Mr. Bush has turned thumbs down on raising the federal minimum wage or providing adequate funding for any number of domestic programs that help kids directly, like Head Start, or indirectly, like food stamps. For years now, the government has been urging folks to get off welfare, which they would rather not be on anyway, by encouraging them to hold down 2 minimum-wage jobs with no benefits. That creates de facto neglect of their kids. Then the government offers up those welfare dollars in the form of “tax incentives” (please read that as corporate welfare) to huge corporations which are struggling to pay their CEOs a paltry $360-million a year on average. As Michael Douglas’s character in the 1987 movie, “Wall Street” said, “greed is good,” at least for what Mr. Bush might call “the greeders.”
A little perspective always helps. $360-million is roughly 20,000 times the poverty line income for a family of four, 30,000 times the annual pay for a farm worker or a fast food entry-level job. The CEO and his kids have platinum-level health insurance provided for them.
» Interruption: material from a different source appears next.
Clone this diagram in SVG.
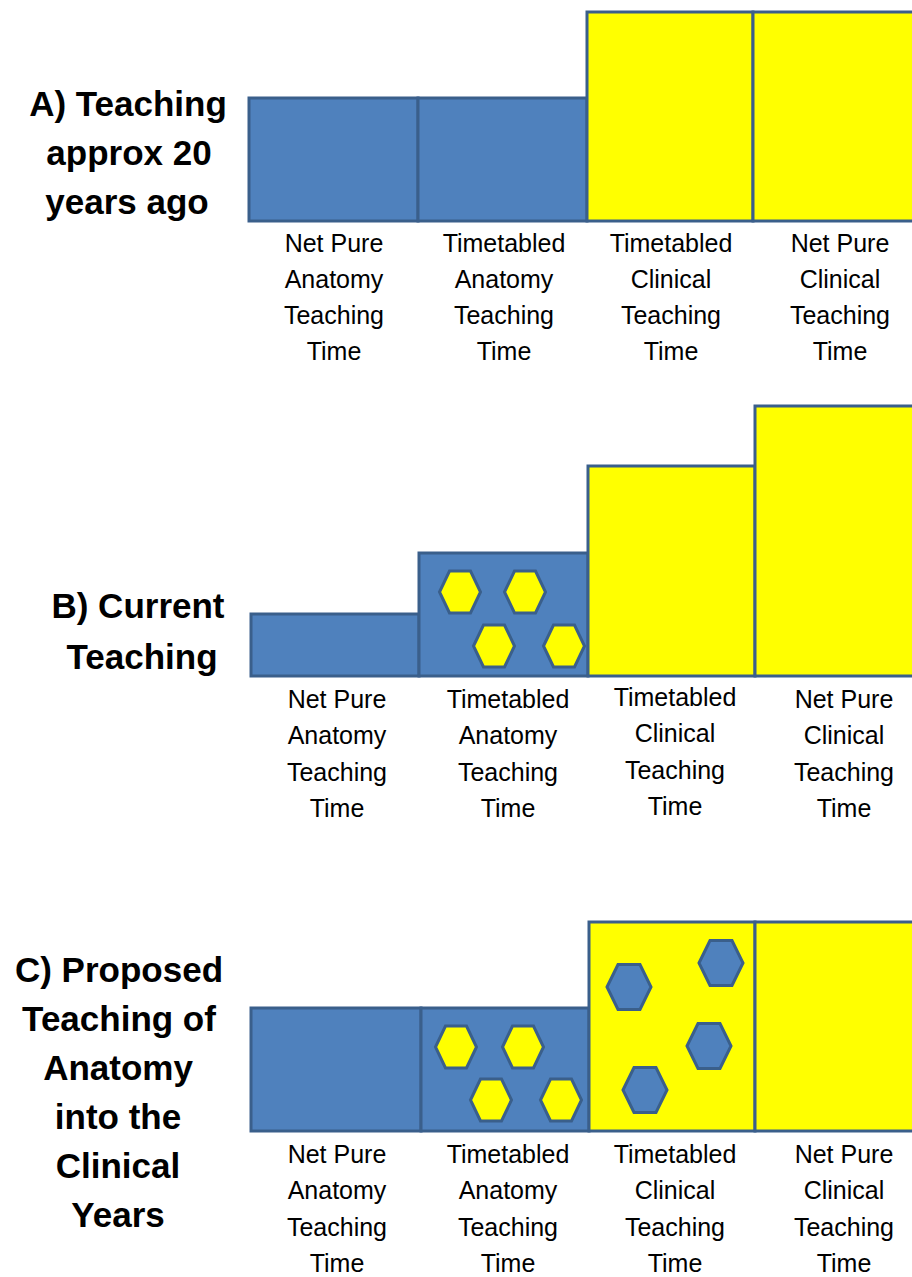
<svg xmlns="http://www.w3.org/2000/svg" xmlns:xlink="http://www.w3.org/1999/xlink" width="912" height="1277" viewBox="0 0 912 1277">
<style>
.blue{fill:#4f81bd;stroke:#3a5f8b;stroke-width:3}
.yel{fill:#ffff00;stroke:#3a5f8b;stroke-width:3}
.hy{fill:#ffff00;stroke:#3a5f8b;stroke-width:3}
.hb{fill:#4f81bd;stroke:#3a5f8b;stroke-width:3}
.lbl{font-family:"Liberation Sans",Arial,sans-serif;font-size:25px;fill:#000;text-anchor:middle}
.ttl{font-family:"Liberation Sans",Arial,sans-serif;font-size:35px;font-weight:bold;fill:#000;text-anchor:middle}
</style>
<defs>
<polygon id="hex" points="-20.5,0 -10.5,-21 10.5,-21 20.5,0 10.5,21 -10.5,21"/>
<polygon id="hexL" points="-22,0 -11,-22.5 11,-22.5 22,0 11,22.5 -11,22.5"/>
</defs>
<rect width="912" height="1277" fill="#fff"/>

<g id="panelA">
<g id="A-title">
<text class="ttl" x="128" y="116">A) Teaching</text>
<text class="ttl" x="129" y="165">approx 20</text>
<text class="ttl" x="127" y="214">years ago</text>
</g>
<g id="A-netpure-anatomy"><rect class="blue" x="249" y="98" width="169" height="123"/></g>
<g id="A-tt-anatomy"><rect class="blue" x="418" y="98" width="169" height="123"/></g>
<g id="A-tt-clinical"><rect class="yel" x="587" y="12" width="166" height="209"/></g>
<g id="A-netpure-clinical"><rect class="yel" x="753" y="12" width="165" height="209"/></g>
<g id="A-labels">
<text class="lbl" x="334" y="252">Net Pure</text><text class="lbl" x="334" y="288">Anatomy</text><text class="lbl" x="334" y="324">Teaching</text><text class="lbl" x="334" y="360">Time</text>
<text class="lbl" x="504" y="252">Timetabled</text><text class="lbl" x="504" y="288">Anatomy</text><text class="lbl" x="504" y="324">Teaching</text><text class="lbl" x="504" y="360">Time</text>
<text class="lbl" x="671" y="252">Timetabled</text><text class="lbl" x="671" y="288">Clinical</text><text class="lbl" x="671" y="324">Teaching</text><text class="lbl" x="671" y="360">Time</text>
<text class="lbl" x="840" y="252">Net Pure</text><text class="lbl" x="840" y="288">Clinical</text><text class="lbl" x="840" y="324">Teaching</text><text class="lbl" x="840" y="360">Time</text>
</g>
</g>

<g id="panelB">
<g id="B-title">
<text class="ttl" x="138" y="618">B) Current</text>
<text class="ttl" x="142" y="669">Teaching</text>
</g>
<g id="B-netpure-anatomy"><rect class="blue" x="251" y="614" width="168" height="62"/></g>
<g id="B-tt-anatomy"><rect class="blue" x="419" y="553" width="169" height="123"/>
<use href="#hex" xlink:href="#hex" class="hy" x="460" y="592"/>
<use href="#hex" xlink:href="#hex" class="hy" x="525" y="592"/>
<use href="#hex" xlink:href="#hex" class="hy" x="494" y="646"/>
<use href="#hex" xlink:href="#hex" class="hy" x="564" y="646"/>
</g>
<g id="B-tt-clinical"><rect class="yel" x="588" y="466" width="167" height="210"/></g>
<g id="B-netpure-clinical"><rect class="yel" x="755" y="406" width="163" height="270"/></g>
<g id="B-labels">
<text class="lbl" x="337" y="708">Net Pure</text><text class="lbl" x="337" y="744">Anatomy</text><text class="lbl" x="337" y="781">Teaching</text><text class="lbl" x="337" y="817">Time</text>
<text class="lbl" x="508" y="708">Timetabled</text><text class="lbl" x="508" y="744">Anatomy</text><text class="lbl" x="508" y="781">Teaching</text><text class="lbl" x="508" y="817">Time</text>
<text class="lbl" x="675" y="706">Timetabled</text><text class="lbl" x="675" y="742">Clinical</text><text class="lbl" x="675" y="779">Teaching</text><text class="lbl" x="675" y="815">Time</text>
<text class="lbl" x="844" y="708">Net Pure</text><text class="lbl" x="844" y="744">Clinical</text><text class="lbl" x="844" y="781">Teaching</text><text class="lbl" x="844" y="817">Time</text>
</g>
</g>

<g id="panelC">
<g id="C-title">
<text class="ttl" x="119" y="982">C) Proposed</text>
<text class="ttl" x="119" y="1031">Teaching of</text>
<text class="ttl" x="118" y="1080">Anatomy</text>
<text class="ttl" x="118" y="1129">into the</text>
<text class="ttl" x="118" y="1178">Clinical</text>
<text class="ttl" x="118" y="1227">Years</text>
</g>
<g id="C-netpure-anatomy"><rect class="blue" x="251" y="1008" width="170" height="123"/></g>
<g id="C-tt-anatomy"><rect class="blue" x="421" y="1008" width="168" height="123"/>
<use href="#hex" xlink:href="#hex" class="hy" x="456" y="1047"/>
<use href="#hex" xlink:href="#hex" class="hy" x="523" y="1047"/>
<use href="#hex" xlink:href="#hex" class="hy" x="491" y="1100"/>
<use href="#hex" xlink:href="#hex" class="hy" x="561" y="1100"/>
</g>
<g id="C-tt-clinical"><rect class="yel" x="589" y="922" width="166" height="209"/>
<use href="#hexL" xlink:href="#hexL" class="hb" x="629" y="987"/>
<use href="#hexL" xlink:href="#hexL" class="hb" x="721" y="963"/>
<use href="#hexL" xlink:href="#hexL" class="hb" x="709" y="1046"/>
<use href="#hexL" xlink:href="#hexL" class="hb" x="645" y="1090"/>
</g>
<g id="C-netpure-clinical"><rect class="yel" x="755" y="922" width="163" height="209"/></g>
<g id="C-labels">
<text class="lbl" x="337" y="1163">Net Pure</text><text class="lbl" x="337" y="1199">Anatomy</text><text class="lbl" x="337" y="1236">Teaching</text><text class="lbl" x="337" y="1272">Time</text>
<text class="lbl" x="508" y="1163">Timetabled</text><text class="lbl" x="508" y="1199">Anatomy</text><text class="lbl" x="508" y="1236">Teaching</text><text class="lbl" x="508" y="1272">Time</text>
<text class="lbl" x="675" y="1163">Timetabled</text><text class="lbl" x="675" y="1199">Clinical</text><text class="lbl" x="675" y="1236">Teaching</text><text class="lbl" x="675" y="1272">Time</text>
<text class="lbl" x="844" y="1163">Net Pure</text><text class="lbl" x="844" y="1199">Clinical</text><text class="lbl" x="844" y="1236">Teaching</text><text class="lbl" x="844" y="1272">Time</text>
</g>
</g>
<g id="connectors"/>
</svg>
The farm worker and her kids get criticized for wanting help from the grossly under-funded Child Health Insurance Program.
President Bush, who adopted the religious-right’s spiel about “family values” never misses an opportunity to help many American families get into and stay in poverty. See, that‘s where the Bush “Faith-Based” program comes in handy, because it funnels money to soup kitchens where struggling single moms can take their kids to get a hot meal every so often. In other words, it’s what any compassionate conservative would do to make sure there’s No Child Left Behind to make a sacrifice for the war.
One thing’s for sure. Saving $35-billion by not increasing the federal funding for the Children’s Health Insurance Program will be put to good use. At roughly $12-billion-per-month for the surge in Iraq, that savings will pay for 11 more weeks of military operations there.